What else does this knowledge mean in practical terms? When planning your layout, keep an eye on how heavy your materials are. The more lightweight, the better — in terms of overall fuel efficiency and avoiding legal trouble.
3. Gut and Prepare
Once you secure the right skoolie for your converted school bus camper, your first order of business is getting rid of the seats and other interior items you don’t need. This process will also open up space, allowing you to more readily identify issues like roof leaks needing repair.
Loosening the bolts and unscrewing them sounds easy, but it’s often not after years of rust, dirt, and debris. It’s better to invest in power tools for this step. Check with your local hardware store about renting an angle grinder to cut through them, and invest in hearing and eye protection for this hot, sparky step. You’ll probably need an extra set of hands, so gear up your partner, too.
4. Repair the Exterior
Before you start the interior, you should repair any exterior damage, especially that which could compromise your camper’s comfort. A leaky roof leads to damp, unpleasant days. Furthermore, scour every inch of the frame for mold and mildew using borax and white vinegar mixture.

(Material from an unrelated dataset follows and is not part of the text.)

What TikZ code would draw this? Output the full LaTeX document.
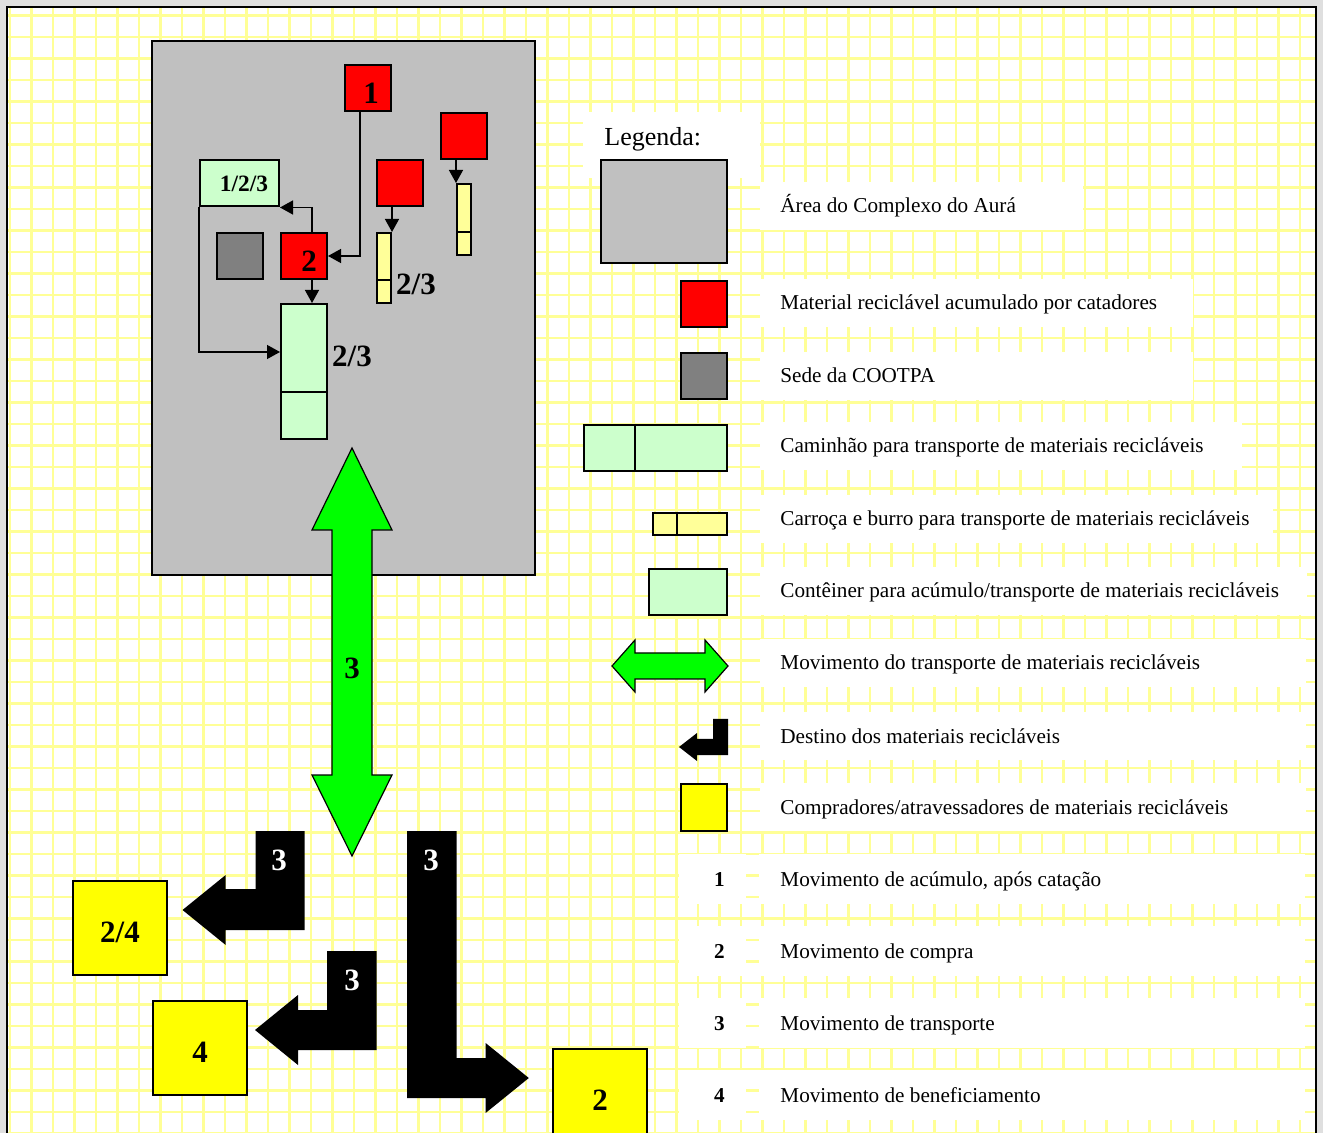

Many people also decide to raise the roof when making a camper out of a converted school bus. If you’re tall, you might have to, but know the process can affect structural integrity. If you choose this step, you’ll need to detach the roof, build taller supports and cover the gaps in the sheet metal to reattach it — experience in welding is a plus.
5. Create a Floor Plan
Even the largest buses limit your livable space. Think about what features you want to include before you pickup your hammer and begin your interior remodel. It helps to use a program like 3D Home Architect to help you visualize your layout as you plan.
Ask yourself questions, such as:
- Do I need a full bathtub? Some people can’t do without a luxurious soak, while others don’t mind a quick shower rinse.
- What kitchen appliances do you need? The cool thing about skoolies is customization. While many RVs come with features like ovens and dishwashers, you might find you do better with little more than a microwave, hot pad, and Instant Pot. If so, why waste limited space?
- How many sleeping areas do I need? What size bed? If you plan to live in your converted school bus full-time, you might want to invest in a queen or king. However, folks who want to take the family camping may do best with several twin-sized cots. Make them Murphy-style to fold out of the way when not in use.
6. Install the Basics
You’re finally ready to start swinging hammers. You’ll begin your interior layout by running electrical and plumbing. You’ll need a deep power battery and an inverter. Even if you plan to go solar, you’ll still need these devices. There isn’t enough room on the typical roof to power everything by the sun, although a portable exterior panel is an option if you plan to leave your skoolie parked in one place.
You have multiple toilet options, including plumbed versions like those found in traditional homes. However, a cassette toilet is a much easier alternative if you plan to use your vehicle only for occasional weekend camping — otherwise, dumping it every day could get old. A Composting toilet is another option that requires no water; however, you’ll still need to figure out how to wash your hands.
7. Let Your Creativity Soar
After you have the necessities installed, it’s time to get creative. What will you do with your windows? Unless you don’t mind prying eyes, you’ll need some combination of curtains, one-way film, or black-out paint to protect your privacy.
Remember, your small space is yours to decorate however you like. Who says you have to have the traditional couch-kitchen-table setup? If some oversized cozy pillows, a Chabudai and perhaps a bean bag or two are more your comfy jam, go for it!
8. Keep It Legal
To drive your skoolie without a CDL — assuming it meets the weight limit — you will have to register it as an RV. Each state has slightly different requirements, like removing all flashing lights and stop signs to create a dedicated sleeping area.
Insurance is another bear. You might be limited to liability, not comprehensive coverage. Check with multiple carriers to determine your best options.
Finally, you can’t park your converted school bus camper everywhere. Many jurisdictions have strict rules about how long RVs can park on public streets, and some RV parks may restrict certain vehicle types.
Making a Camper Out of a Converted School Bus
Are you one of the many considering making a camper out of a converted school bus? You could enhance your weekend fun or even invent a solution to today’s high housing costs.
Consider this your introductory guide to making a camper out of a converted school bus. Where will your skoolie project take you?